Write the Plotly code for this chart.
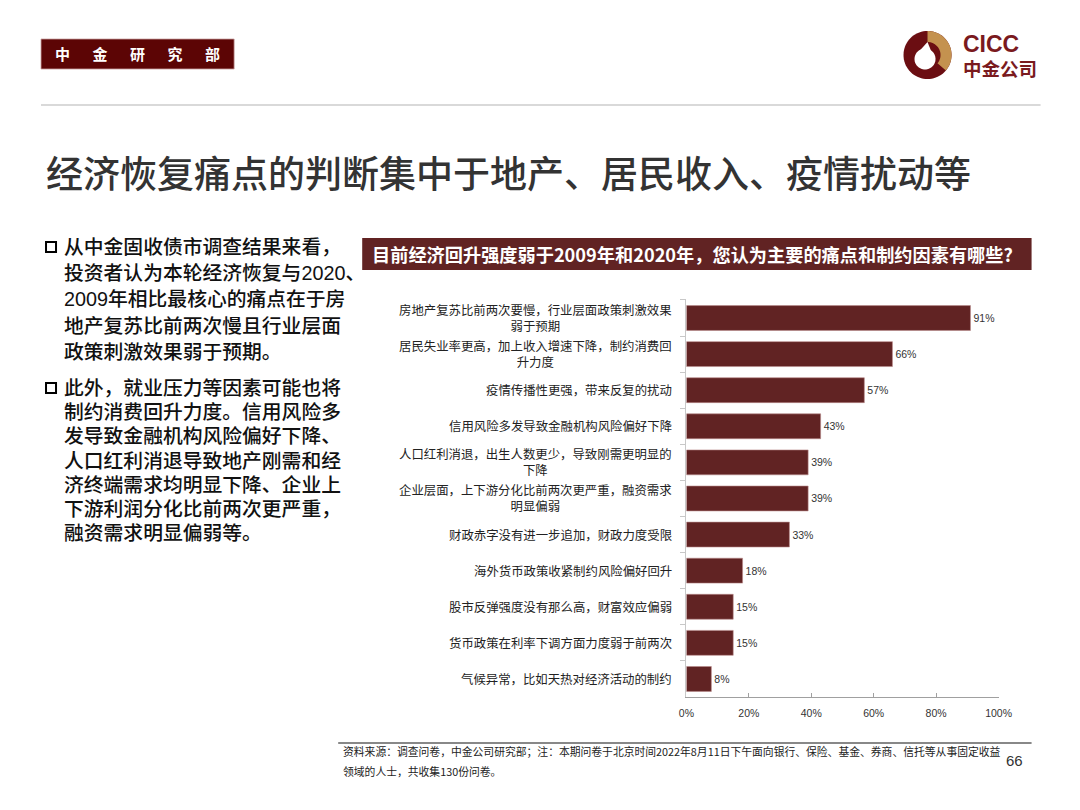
import math
import plotly.graph_objects as go

W, H = 1080, 810

# ---------------- data ----------------
categories = [
    "房地产复苏比前两次要慢，行业层面政策刺激效果<br>弱于预期",
    "居民失业率更高，加上收入增速下降，制约消费回<br>升力度",
    "疫情传播性更强，带来反复的扰动",
    "信用风险多发导致金融机构风险偏好下降",
    "人口红利消退，出生人数更少，导致刚需更明显的<br>下降",
    "企业层面，上下游分化比前两次更严重，融资需求<br>明显偏弱",
    "财政赤字没有进一步追加，财政力度受限",
    "海外货币政策收紧制约风险偏好回升",
    "股市反弹强度没有那么高，财富效应偏弱",
    "货币政策在利率下调方面力度弱于前两次",
    "气候异常，比如天热对经济活动的制约",
]
values = [91, 66, 57, 43, 39, 39, 33, 18, 15, 15, 8]
x_ticks = [0, 20, 40, 60, 80, 100]
x_ticktext = ["0%", "20%", "40%", "60%", "80%", "100%"]

header_text = "中\u3000\u2002金\u3000\u2002研\u3000\u2002究\u3000\u2002部"
main_title = "经济恢复痛点的判断集中于地产、居民收入、疫情扰动等"
chart_title = "目前经济回升强度弱于2009年和2020年，您认为主要的痛点和制约因素有哪些?"
para1 = [
    "从中金固收债市调查结果来看，",
    "投资者认为本轮经济恢复与2020、",
    "2009年相比最核心的痛点在于房",
    "地产复苏比前两次慢且行业层面",
    "政策刺激效果弱于预期。",
]
para2 = [
    "此外，就业压力等因素可能也将",
    "制约消费回升力度。信用风险多",
    "发导致金融机构风险偏好下降、",
    "人口红利消退导致地产刚需和经",
    "济终端需求均明显下降、企业上",
    "下游利润分化比前两次更严重，",
    "融资需求明显偏弱等。",
]
footnote1 = "资料来源：调查问卷，中金公司研究部；注：本期问卷于北京时间2022年8月11日下午面向银行、保险、基金、券商、信托等从事固定收益"
footnote2 = "领域的人士，共收集130份问卷。"
page_no = "66"

CJK = "Noto Sans CJK SC"
SANS = "Liberation Sans, Noto Sans CJK SC"
BAR = "#612323"
DARK = "#5C0505"

# horizontal compensation for the capture (observed x' = 8 + 0.98 x)
KX, OX = 0.98, 8.0


def fx(x):
    return (x - OX) / KX


def px(x):
    return fx(x) / W


def py(y):
    return 1 - y / H


fig = go.Figure()
fig.add_trace(go.Bar(
    y=categories, x=values, orientation="h",
    marker=dict(color=BAR, line=dict(color="#b88a8a", width=0.6)),
    text=[f"{v}%" for v in values], textposition="outside",
    textfont=dict(family=SANS, size=10.5, color="#333333"),
    cliponaxis=False, hoverinfo="skip",
))

shapes = []
annotations = []

# header box
shapes.append(dict(type="rect", xref="paper", yref="paper",
                   x0=px(41), x1=px(234), y0=py(69), y1=py(39),
                   fillcolor=DARK, line=dict(color="#c9a0a0", width=0.8)))
annotations.append(dict(xref="paper", yref="paper", x=px(137.5), y=py(54),
                        text=f"<b>{header_text}</b>", showarrow=False,
                        font=dict(family=CJK, size=15, color="white"),
                        xanchor="center", yanchor="middle"))
# header separator line
shapes.append(dict(type="line", xref="paper", yref="paper",
                   x0=px(41), x1=px(1040), y0=py(105), y1=py(105),
                   line=dict(color="#cccccc", width=1.5)))

# logo (pixel coordinates converted to paper)
cx, cy, R = 927, 55, 24


def circle_pts(cx, cy, r, a0, a1, n=40):
    pts = []
    for i in range(n + 1):
        a = math.radians(a0 + (a1 - a0) * i / n)
        pts.append((cx + r * math.cos(a), cy - r * math.sin(a)))
    return pts


def path_from(pts):
    return "M " + " L ".join(f"{px(x):.5f},{py(y):.5f}" for x, y in pts) + " Z"


shapes.append(dict(type="path", xref="paper", yref="paper",
                   path=path_from(circle_pts(cx, cy, R, 0, 360, 72)),
                   fillcolor="#6B0E12", line=dict(width=0)))
gold = circle_pts(cx, cy, R, 90, -40) + circle_pts(cx, cy, 13, -40, 90)
shapes.append(dict(type="path", xref="paper", yref="paper",
                   path=path_from(gold), fillcolor="#C4924F", line=dict(width=0)))
white = circle_pts(924.5, 59, 10.5, 0, 360, 60)
shapes.append(dict(type="path", xref="paper", yref="paper",
                   path=path_from(white), fillcolor="white", line=dict(width=0)))
shapes.append(dict(type="path", xref="paper", yref="paper",
                   path=path_from([(918, 52), (927, 42), (931, 52)]),
                   fillcolor="white", line=dict(width=0)))
annotations.append(dict(xref="paper", yref="paper", x=px(960), y=py(44),
                        text="<b>CICC</b>", showarrow=False,
                        font=dict(family="Liberation Sans", size=23, color="#7A1A1E"),
                        xanchor="left", yanchor="middle"))
annotations.append(dict(xref="paper", yref="paper", x=px(960), y=py(68),
                        text="<b>中金公司</b>", showarrow=False,
                        font=dict(family=CJK, size=18.5, color="#7A1A1E"),
                        xanchor="left", yanchor="middle"))

# main title
annotations.append(dict(xref="paper", yref="paper", x=px(44), y=py(172),
                        text=main_title, showarrow=False,
                        font=dict(family=CJK, size=37, color="#333333", weight=500),
                        xanchor="left", yanchor="middle"))


# left paragraphs
def add_para(lines, y0, dy):
    shapes.append(dict(type="rect", xref="paper", yref="paper",
                       x0=px(46), x1=px(56), y0=py(y0 + 5), y1=py(y0 - 5),
                       fillcolor="rgba(0,0,0,0)", line=dict(color="black", width=2)))
    for i, t in enumerate(lines):
        annotations.append(dict(xref="paper", yref="paper", x=px(62), y=py(y0 + i * dy),
                                text=t, showarrow=False,
                                font=dict(family=SANS, size=19.8, color="#111111", weight=500),
                                xanchor="left", yanchor="middle"))


add_para(para1, 247, 26.2)
add_para(para2, 388, 24.2)

# chart title bar
shapes.append(dict(type="rect", xref="paper", yref="paper",
                   x0=px(362), x1=px(1031), y0=py(270), y1=py(238),
                   fillcolor=BAR, line=dict(width=0)))
annotations.append(dict(xref="paper", yref="paper", x=px(370), y=py(254),
                        text=f"<b>{chart_title}</b>", showarrow=False,
                        font=dict(family=CJK, size=18.2, color="white"),
                        xanchor="left", yanchor="middle"))

# category labels (right aligned block, centered lines)
for c in categories:
    annotations.append(dict(xref="x domain", yref="y", x=0, y=c, xshift=-12 / KX,
                            text=c, showarrow=False, align="center",
                            font=dict(family=CJK, size=12.4, color="#222222"),
                            xanchor="right", yanchor="middle"))

# footer
shapes.append(dict(type="line", xref="paper", yref="paper",
                   x0=px(338), x1=px(1031), y0=py(743), y1=py(743),
                   line=dict(color="#888888", width=2)))
annotations.append(dict(xref="paper", yref="paper", x=px(341), y=py(751),
                        text=footnote1, showarrow=False,
                        font=dict(family=CJK, size=10.8, color="#222222"),
                        xanchor="left", yanchor="middle"))
annotations.append(dict(xref="paper", yref="paper", x=px(341), y=py(771),
                        text=footnote2, showarrow=False,
                        font=dict(family=CJK, size=10.8, color="#222222"),
                        xanchor="left", yanchor="middle"))
annotations.append(dict(xref="paper", yref="paper", x=px(1003), y=py(760),
                        text=page_no, showarrow=False,
                        font=dict(family="Liberation Sans Narrow, Liberation Sans", size=15, color="#333333"),
                        xanchor="left", yanchor="middle"))

fig.update_layout(
    width=W, height=H, autosize=False,
    margin=dict(l=0, r=0, t=0, b=0),
    paper_bgcolor="white", plot_bgcolor="white",
    showlegend=False, bargap=0.31,
    shapes=shapes, annotations=annotations,
    xaxis=dict(domain=[px(686), px(998)], range=[0, 100], tickvals=x_ticks,
               ticktext=x_ticktext, showgrid=False, zeroline=False,
               showline=True, linecolor="#a0a0a0", linewidth=1,
               ticks="inside", ticklen=4, tickcolor="#a0a0a0",
               ticklabelstandoff=6,
               tickfont=dict(family=SANS, size=10.5, color="#333333"),
               anchor="y", fixedrange=True),
    yaxis=dict(domain=[py(697), py(299)], categoryorder="array",
               categoryarray=categories, autorange="reversed",
               showticklabels=False, showgrid=False, zeroline=False,
               showline=True, linecolor="#c8c8c8", linewidth=1,
               ticks="outside", tickson="boundaries", ticklen=5,
               tickcolor="#c8c8c8", anchor="x", fixedrange=True),
)

fig.write_html("out.html", config={"displayModeBar": False},
               post_script="document.body.style.margin='0';document.body.style.overflow='hidden';")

* Goal of the exercise *
Up to and including the line containing "annotations = []", repeat every line from the start of the data, but none of the pictures.

* Reply to the task *
Write the Plotly code for this chart.
import math
import plotly.graph_objects as go

W, H = 1080, 810

# ---------------- data ----------------
categories = [
    "房地产复苏比前两次要慢，行业层面政策刺激效果<br>弱于预期",
    "居民失业率更高，加上收入增速下降，制约消费回<br>升力度",
    "疫情传播性更强，带来反复的扰动",
    "信用风险多发导致金融机构风险偏好下降",
    "人口红利消退，出生人数更少，导致刚需更明显的<br>下降",
    "企业层面，上下游分化比前两次更严重，融资需求<br>明显偏弱",
    "财政赤字没有进一步追加，财政力度受限",
    "海外货币政策收紧制约风险偏好回升",
    "股市反弹强度没有那么高，财富效应偏弱",
    "货币政策在利率下调方面力度弱于前两次",
    "气候异常，比如天热对经济活动的制约",
]
values = [91, 66, 57, 43, 39, 39, 33, 18, 15, 15, 8]
x_ticks = [0, 20, 40, 60, 80, 100]
x_ticktext = ["0%", "20%", "40%", "60%", "80%", "100%"]

header_text = "中\u3000\u2002金\u3000\u2002研\u3000\u2002究\u3000\u2002部"
main_title = "经济恢复痛点的判断集中于地产、居民收入、疫情扰动等"
chart_title = "目前经济回升强度弱于2009年和2020年，您认为主要的痛点和制约因素有哪些?"
para1 = [
    "从中金固收债市调查结果来看，",
    "投资者认为本轮经济恢复与2020、",
    "2009年相比最核心的痛点在于房",
    "地产复苏比前两次慢且行业层面",
    "政策刺激效果弱于预期。",
]
para2 = [
    "此外，就业压力等因素可能也将",
    "制约消费回升力度。信用风险多",
    "发导致金融机构风险偏好下降、",
    "人口红利消退导致地产刚需和经",
    "济终端需求均明显下降、企业上",
    "下游利润分化比前两次更严重，",
    "融资需求明显偏弱等。",
]
footnote1 = "资料来源：调查问卷，中金公司研究部；注：本期问卷于北京时间2022年8月11日下午面向银行、保险、基金、券商、信托等从事固定收益"
footnote2 = "领域的人士，共收集130份问卷。"
page_no = "66"

CJK = "Noto Sans CJK SC"
SANS = "Liberation Sans, Noto Sans CJK SC"
BAR = "#612323"
DARK = "#5C0505"

# horizontal compensation for the capture (observed x' = 8 + 0.98 x)
KX, OX = 0.98, 8.0


def fx(x):
    return (x - OX) / KX


def px(x):
    return fx(x) / W


def py(y):
    return 1 - y / H


fig = go.Figure()
fig.add_trace(go.Bar(
    y=categories, x=values, orientation="h",
    marker=dict(color=BAR, line=dict(color="#b88a8a", width=0.6)),
    text=[f"{v}%" for v in values], textposition="outside",
    textfont=dict(family=SANS, size=10.5, color="#333333"),
    cliponaxis=False, hoverinfo="skip",
))

shapes = []
annotations = []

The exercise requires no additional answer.